§ WHAT NEEDS TO BE DONE
Reproduce exactly, with no pictures, each line from the opening of the material down through the line containing "(title) at (116,53)".

§ DATASET CONTENT

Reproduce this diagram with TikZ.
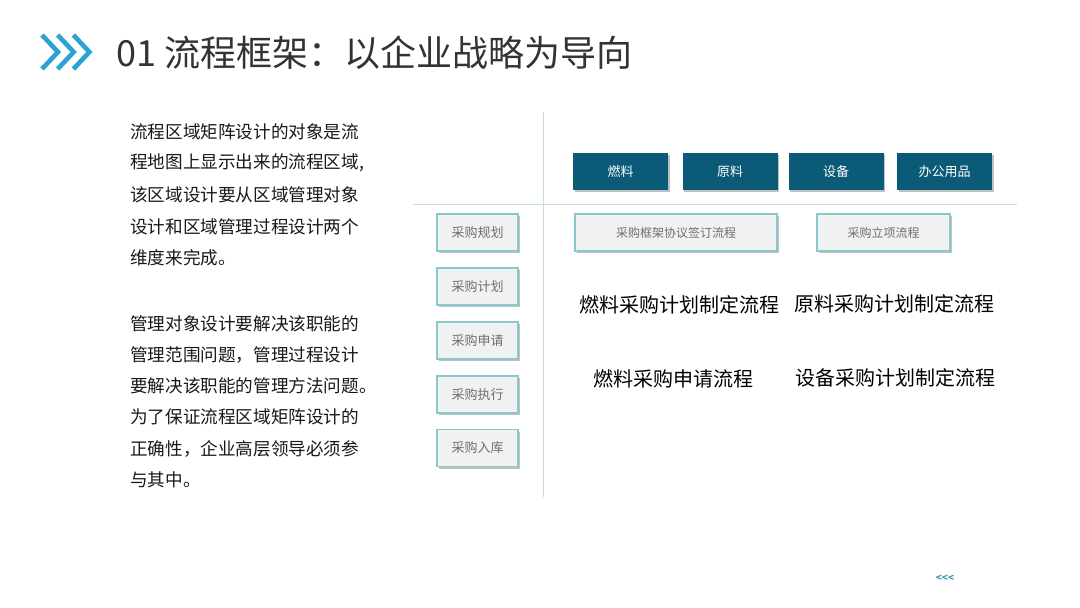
\documentclass[tikz,border=0pt]{standalone}
\usepackage{fontspec}
\setmainfont{Noto Sans CJK SC}
\usetikzlibrary{shadows}
\definecolor{dteal}{HTML}{0B5A78}
\definecolor{chev}{HTML}{2BA3D3}
\definecolor{boxline}{HTML}{8CC7CE}
\definecolor{boxfill}{HTML}{F0F1F1}
\definecolor{boxtext}{HTML}{6E6E6E}
\definecolor{gridline}{HTML}{C9DEE2}
\definecolor{titlegray}{HTML}{333333}
\definecolor{pagemark}{HTML}{3C9DB0}
\tikzset{
  shad/.style={drop shadow={shadow xshift=1.5pt, shadow yshift=-2pt, opacity=0.35, fill=black!70}},
  catbox/.style={shad, fill=dteal, text=white, minimum width=95, minimum height=37, inner sep=0pt, font=\fontsize{13}{15}\selectfont},
  procbox/.style={shad, fill=boxfill, draw=boxline, line width=1.2pt, text=boxtext, minimum width=81, minimum height=37, inner sep=0pt, font=\fontsize{12}{14}\selectfont},
  stagebox/.style={procbox, font=\fontsize{13}{15}\selectfont},
  bigtext/.style={inner sep=0pt, font=\fontsize{20}{24}\selectfont, text=black},
  para/.style={anchor=west, inner sep=0pt, font=\fontsize{17.6}{20}\selectfont, text=black!90},
  chevline/.style={draw=chev, line width=4.6pt, line join=miter},
  grid/.style={draw=gridline, line width=1pt}
}
\begin{document}
\begin{tikzpicture}[x=1pt,y=-1pt]
\useasboundingbox[fill=white] (0,0) rectangle (1080,608);

% title chevrons
\foreach \i in {0,1,2}{
  \draw[chevline] ({42+15.7*\i},35) -- ({58+15.7*\i},52) -- ({42+15.7*\i},69);
}
\node[anchor=west, inner sep=0pt, text=titlegray, font=\fontsize{36}{40}\selectfont] (title) at (116,53) {01 流程框架：以企业战略为导向};

% paragraph
\node[para] (p1) at (130,132) {流程区域矩阵设计的对象是流};
\node[para] (p2) at (130,163) {程地图上显示出来的流程区域,};
\node[para] (p3) at (130,195) {该区域设计要从区域管理对象};
\node[para] (p4) at (130,227) {设计和区域管理过程设计两个};
\node[para] (p5) at (130,258) {维度来完成。};
\node[para] (p6) at (130,324) {管理对象设计要解决该职能的};
\node[para] (p7) at (130,355) {管理范围问题，管理过程设计};
\node[para] (p8) at (130,386) {要解决该职能的管理方法问题。};
\node[para] (p9) at (130,417) {为了保证流程区域矩阵设计的};
\node[para] (p10) at (130,449) {正确性，企业高层领导必须参};
\node[para] (p11) at (130,480) {与其中。};

% grid lines
\coordinate (vt) at (543,112);
\coordinate (vb) at (543,497);
\coordinate (hl) at (413,204);
\coordinate (hr) at (1017,204);
\draw[grid] (vt) -- (vb);
\draw[grid] (hl) -- (hr);

% category boxes
\node[catbox] (c1) at (620.5,171.5) {燃料};
\node[catbox] (c2) at (730,171.5) {原料};
\node[catbox] (c3) at (836,171.5) {设备};
\node[catbox] (c4) at (944.5,171.5) {办公用品};

% stage boxes
\node[stagebox] (s1) at (477.5,232.5) {采购规划};
\node[stagebox] (s2) at (477.5,286.5) {采购计划};
\node[stagebox] (s3) at (477.5,340.5) {采购申请};
\node[stagebox] (s4) at (477.5,394.5) {采购执行};
\node[stagebox] (s5) at (477.5,448) {采购入库};

% process boxes
\node[procbox, minimum width=202] (f1) at (676,232.5) {采购框架协议签订流程};
\node[procbox, minimum width=133] (f2) at (883.5,232.5) {采购立项流程};

% big texts
\node[bigtext] (t1) at (679,305) {燃料采购计划制定流程};
\node[bigtext] (t2) at (894,304) {原料采购计划制定流程};
\node[bigtext] (t3) at (673,379) {燃料采购申请流程};
\node[bigtext] (t4) at (895,378) {设备采购计划制定流程};

% page mark
\node[inner sep=0pt, text=pagemark, font=\bfseries\fontsize{10}{12}\selectfont] (pg) at (945,578) {{<}{<}{<}};
\end{tikzpicture}
\end{document}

§ ANSWER TO THIS PROBLEM
Reproduce this diagram with TikZ.
\documentclass[tikz,border=0pt]{standalone}
\usepackage{fontspec}
\setmainfont{Noto Sans CJK SC}
\usetikzlibrary{shadows}
\definecolor{dteal}{HTML}{0B5A78}
\definecolor{chev}{HTML}{2BA3D3}
\definecolor{boxline}{HTML}{8CC7CE}
\definecolor{boxfill}{HTML}{F0F1F1}
\definecolor{boxtext}{HTML}{6E6E6E}
\definecolor{gridline}{HTML}{C9DEE2}
\definecolor{titlegray}{HTML}{333333}
\definecolor{pagemark}{HTML}{3C9DB0}
\tikzset{
  shad/.style={drop shadow={shadow xshift=1.5pt, shadow yshift=-2pt, opacity=0.35, fill=black!70}},
  catbox/.style={shad, fill=dteal, text=white, minimum width=95, minimum height=37, inner sep=0pt, font=\fontsize{13}{15}\selectfont},
  procbox/.style={shad, fill=boxfill, draw=boxline, line width=1.2pt, text=boxtext, minimum width=81, minimum height=37, inner sep=0pt, font=\fontsize{12}{14}\selectfont},
  stagebox/.style={procbox, font=\fontsize{13}{15}\selectfont},
  bigtext/.style={inner sep=0pt, font=\fontsize{20}{24}\selectfont, text=black},
  para/.style={anchor=west, inner sep=0pt, font=\fontsize{17.6}{20}\selectfont, text=black!90},
  chevline/.style={draw=chev, line width=4.6pt, line join=miter},
  grid/.style={draw=gridline, line width=1pt}
}
\begin{document}
\begin{tikzpicture}[x=1pt,y=-1pt]
\useasboundingbox[fill=white] (0,0) rectangle (1080,608);

% title chevrons
\foreach \i in {0,1,2}{
  \draw[chevline] ({42+15.7*\i},35) -- ({58+15.7*\i},52) -- ({42+15.7*\i},69);
}
\node[anchor=west, inner sep=0pt, text=titlegray, font=\fontsize{36}{40}\selectfont] (title) at (116,53) {01 流程框架：以企业战略为导向};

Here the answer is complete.